### YOUR GOAL
Below are entries. Give back exactly the lines from the one containing "Emit a web page" through the one containing "const rates = [10, 25, 50, 100, 200, 500];", inclusive, without the pictures.

### DATA ROWS

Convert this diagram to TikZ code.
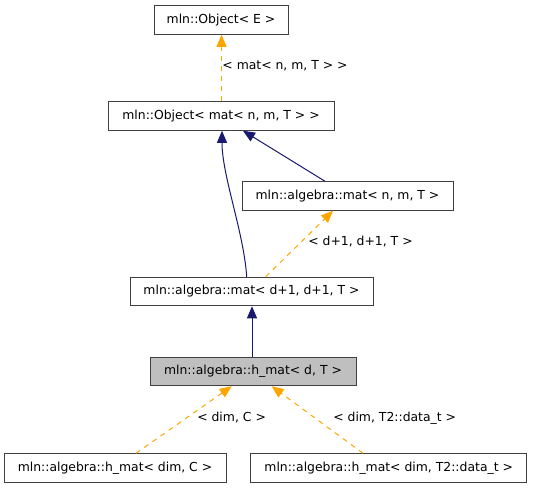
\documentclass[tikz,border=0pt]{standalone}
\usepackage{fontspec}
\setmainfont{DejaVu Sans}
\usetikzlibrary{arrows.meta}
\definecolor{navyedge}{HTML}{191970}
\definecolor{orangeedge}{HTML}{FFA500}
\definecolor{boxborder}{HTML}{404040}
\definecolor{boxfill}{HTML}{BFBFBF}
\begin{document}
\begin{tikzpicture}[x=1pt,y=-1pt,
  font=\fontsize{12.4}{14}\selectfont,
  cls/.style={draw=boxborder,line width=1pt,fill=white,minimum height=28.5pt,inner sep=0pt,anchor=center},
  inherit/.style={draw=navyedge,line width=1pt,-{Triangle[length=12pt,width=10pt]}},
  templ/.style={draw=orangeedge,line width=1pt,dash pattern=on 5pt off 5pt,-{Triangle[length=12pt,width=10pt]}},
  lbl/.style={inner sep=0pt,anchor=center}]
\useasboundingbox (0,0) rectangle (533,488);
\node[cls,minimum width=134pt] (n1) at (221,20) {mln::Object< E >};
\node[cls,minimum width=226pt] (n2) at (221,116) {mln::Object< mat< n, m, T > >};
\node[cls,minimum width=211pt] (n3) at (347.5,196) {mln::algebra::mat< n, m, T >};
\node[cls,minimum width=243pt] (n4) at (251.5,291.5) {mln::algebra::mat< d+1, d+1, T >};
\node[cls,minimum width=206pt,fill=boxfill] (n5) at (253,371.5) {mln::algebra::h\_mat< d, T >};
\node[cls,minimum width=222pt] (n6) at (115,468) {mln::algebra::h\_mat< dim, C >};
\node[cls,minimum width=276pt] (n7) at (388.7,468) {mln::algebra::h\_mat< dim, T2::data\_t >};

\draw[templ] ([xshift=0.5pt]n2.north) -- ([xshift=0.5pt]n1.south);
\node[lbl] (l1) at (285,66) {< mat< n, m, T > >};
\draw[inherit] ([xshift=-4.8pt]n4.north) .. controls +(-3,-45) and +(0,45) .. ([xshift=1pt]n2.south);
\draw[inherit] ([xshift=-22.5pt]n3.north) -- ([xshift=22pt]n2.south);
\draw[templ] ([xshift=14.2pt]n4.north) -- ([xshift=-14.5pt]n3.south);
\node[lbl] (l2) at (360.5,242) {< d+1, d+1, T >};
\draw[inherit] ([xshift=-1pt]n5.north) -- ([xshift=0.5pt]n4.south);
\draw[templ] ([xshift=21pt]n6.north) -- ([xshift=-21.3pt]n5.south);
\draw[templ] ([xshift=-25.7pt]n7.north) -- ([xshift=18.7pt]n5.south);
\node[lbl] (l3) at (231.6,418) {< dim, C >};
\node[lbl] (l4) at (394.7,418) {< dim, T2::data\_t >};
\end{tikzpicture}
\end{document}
==
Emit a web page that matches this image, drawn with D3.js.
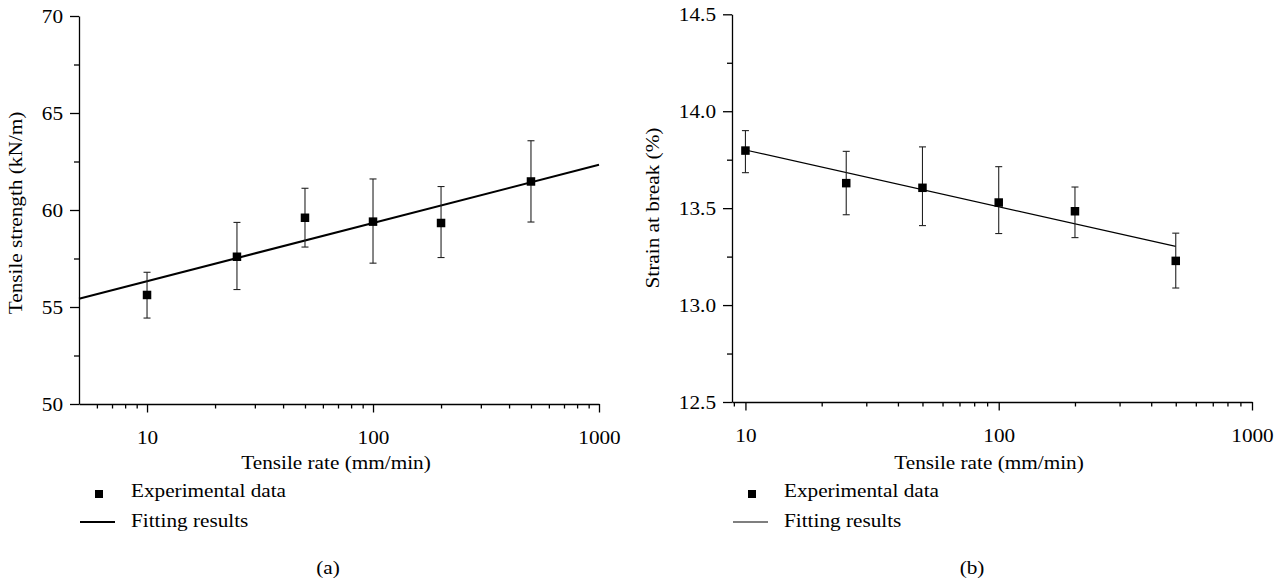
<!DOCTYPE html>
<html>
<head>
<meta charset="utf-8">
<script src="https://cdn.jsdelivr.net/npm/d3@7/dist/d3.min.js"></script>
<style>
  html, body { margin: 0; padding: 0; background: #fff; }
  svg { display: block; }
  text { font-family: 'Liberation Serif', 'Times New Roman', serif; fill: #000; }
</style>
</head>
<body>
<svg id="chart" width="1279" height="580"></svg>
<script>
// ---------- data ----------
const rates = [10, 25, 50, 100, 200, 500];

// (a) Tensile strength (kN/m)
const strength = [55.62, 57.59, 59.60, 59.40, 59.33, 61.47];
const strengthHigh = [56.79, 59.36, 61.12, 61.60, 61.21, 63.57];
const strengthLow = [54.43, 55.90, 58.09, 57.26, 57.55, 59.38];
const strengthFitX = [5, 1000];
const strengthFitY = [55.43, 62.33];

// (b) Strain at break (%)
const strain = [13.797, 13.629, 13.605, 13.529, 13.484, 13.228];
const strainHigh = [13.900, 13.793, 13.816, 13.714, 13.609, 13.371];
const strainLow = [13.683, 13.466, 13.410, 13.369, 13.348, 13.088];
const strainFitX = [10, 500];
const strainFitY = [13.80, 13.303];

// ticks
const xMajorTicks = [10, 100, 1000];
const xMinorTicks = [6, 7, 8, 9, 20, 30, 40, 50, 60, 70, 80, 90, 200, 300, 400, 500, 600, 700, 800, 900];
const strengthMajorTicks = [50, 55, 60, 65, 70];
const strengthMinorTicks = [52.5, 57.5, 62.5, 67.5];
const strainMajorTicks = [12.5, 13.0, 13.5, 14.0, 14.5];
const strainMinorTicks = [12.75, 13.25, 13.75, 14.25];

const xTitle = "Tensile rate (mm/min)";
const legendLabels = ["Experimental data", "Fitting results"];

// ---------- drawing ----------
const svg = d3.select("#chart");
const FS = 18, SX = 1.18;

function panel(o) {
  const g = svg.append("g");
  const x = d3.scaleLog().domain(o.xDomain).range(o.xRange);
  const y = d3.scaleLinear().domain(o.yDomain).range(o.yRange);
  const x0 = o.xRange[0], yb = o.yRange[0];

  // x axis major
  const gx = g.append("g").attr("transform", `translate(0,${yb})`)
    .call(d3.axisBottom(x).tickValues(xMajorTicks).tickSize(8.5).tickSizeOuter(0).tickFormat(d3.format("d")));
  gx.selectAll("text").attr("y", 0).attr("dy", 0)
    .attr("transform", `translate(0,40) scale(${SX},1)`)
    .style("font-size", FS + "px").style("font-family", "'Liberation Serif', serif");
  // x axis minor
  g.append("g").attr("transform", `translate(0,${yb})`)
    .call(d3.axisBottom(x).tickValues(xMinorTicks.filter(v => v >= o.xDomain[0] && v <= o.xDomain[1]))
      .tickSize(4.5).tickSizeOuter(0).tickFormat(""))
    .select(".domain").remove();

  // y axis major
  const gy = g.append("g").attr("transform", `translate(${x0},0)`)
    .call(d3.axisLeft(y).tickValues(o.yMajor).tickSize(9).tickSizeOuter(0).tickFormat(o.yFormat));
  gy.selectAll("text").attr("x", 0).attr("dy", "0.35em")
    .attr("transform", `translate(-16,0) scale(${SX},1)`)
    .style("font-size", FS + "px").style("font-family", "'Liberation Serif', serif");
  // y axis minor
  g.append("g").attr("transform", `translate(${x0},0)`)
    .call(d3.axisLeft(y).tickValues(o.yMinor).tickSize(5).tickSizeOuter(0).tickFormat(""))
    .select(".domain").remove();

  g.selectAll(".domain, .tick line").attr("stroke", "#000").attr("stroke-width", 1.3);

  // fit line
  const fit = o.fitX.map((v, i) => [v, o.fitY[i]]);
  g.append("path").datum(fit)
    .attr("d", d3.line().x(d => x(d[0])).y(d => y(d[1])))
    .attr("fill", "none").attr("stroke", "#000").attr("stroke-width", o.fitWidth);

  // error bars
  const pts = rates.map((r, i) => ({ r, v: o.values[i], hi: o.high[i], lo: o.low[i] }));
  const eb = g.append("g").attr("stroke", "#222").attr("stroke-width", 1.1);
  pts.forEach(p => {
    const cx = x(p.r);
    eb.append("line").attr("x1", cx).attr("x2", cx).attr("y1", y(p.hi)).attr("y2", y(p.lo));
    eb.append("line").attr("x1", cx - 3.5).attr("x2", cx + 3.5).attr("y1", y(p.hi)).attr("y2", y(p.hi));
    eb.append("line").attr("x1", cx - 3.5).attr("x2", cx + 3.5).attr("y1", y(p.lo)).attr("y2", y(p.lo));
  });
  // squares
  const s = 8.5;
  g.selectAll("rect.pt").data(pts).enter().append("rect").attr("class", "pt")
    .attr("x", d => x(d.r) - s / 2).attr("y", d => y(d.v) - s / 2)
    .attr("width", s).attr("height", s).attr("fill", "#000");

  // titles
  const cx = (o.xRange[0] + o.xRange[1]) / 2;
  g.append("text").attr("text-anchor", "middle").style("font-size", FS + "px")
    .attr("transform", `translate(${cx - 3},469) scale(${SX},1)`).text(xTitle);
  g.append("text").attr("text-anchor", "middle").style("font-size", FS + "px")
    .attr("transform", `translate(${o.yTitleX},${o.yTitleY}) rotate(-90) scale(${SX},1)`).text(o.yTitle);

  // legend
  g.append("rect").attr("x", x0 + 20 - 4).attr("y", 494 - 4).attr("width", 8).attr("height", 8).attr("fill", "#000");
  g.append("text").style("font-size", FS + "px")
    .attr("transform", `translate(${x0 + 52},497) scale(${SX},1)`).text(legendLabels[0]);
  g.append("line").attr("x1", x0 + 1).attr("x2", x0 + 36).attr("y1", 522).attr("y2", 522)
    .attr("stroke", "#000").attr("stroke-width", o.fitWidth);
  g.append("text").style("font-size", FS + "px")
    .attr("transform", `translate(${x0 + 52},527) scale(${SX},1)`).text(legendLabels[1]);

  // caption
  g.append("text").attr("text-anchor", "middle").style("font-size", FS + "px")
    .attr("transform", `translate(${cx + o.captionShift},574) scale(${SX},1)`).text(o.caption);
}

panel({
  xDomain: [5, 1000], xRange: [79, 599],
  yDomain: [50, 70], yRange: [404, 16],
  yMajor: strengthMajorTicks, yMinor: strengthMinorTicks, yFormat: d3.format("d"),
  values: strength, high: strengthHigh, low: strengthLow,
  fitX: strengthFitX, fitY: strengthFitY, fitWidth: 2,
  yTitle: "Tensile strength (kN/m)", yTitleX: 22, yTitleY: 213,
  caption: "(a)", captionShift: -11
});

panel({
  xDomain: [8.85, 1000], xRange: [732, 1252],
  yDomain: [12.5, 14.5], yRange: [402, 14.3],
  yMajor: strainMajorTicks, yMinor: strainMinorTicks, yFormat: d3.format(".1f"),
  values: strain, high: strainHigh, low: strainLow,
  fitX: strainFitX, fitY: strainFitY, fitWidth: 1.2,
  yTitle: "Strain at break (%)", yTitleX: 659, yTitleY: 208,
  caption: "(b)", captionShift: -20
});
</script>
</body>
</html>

### EXPECTED ANSWER
Emit a web page that matches this image, drawn with D3.js.
<!DOCTYPE html>
<html>
<head>
<meta charset="utf-8">
<script src="https://cdn.jsdelivr.net/npm/d3@7/dist/d3.min.js"></script>
<style>
  html, body { margin: 0; padding: 0; background: #fff; }
  svg { display: block; }
  text { font-family: 'Liberation Serif', 'Times New Roman', serif; fill: #000; }
</style>
</head>
<body>
<svg id="chart" width="1279" height="580"></svg>
<script>
// ---------- data ----------
const rates = [10, 25, 50, 100, 200, 500];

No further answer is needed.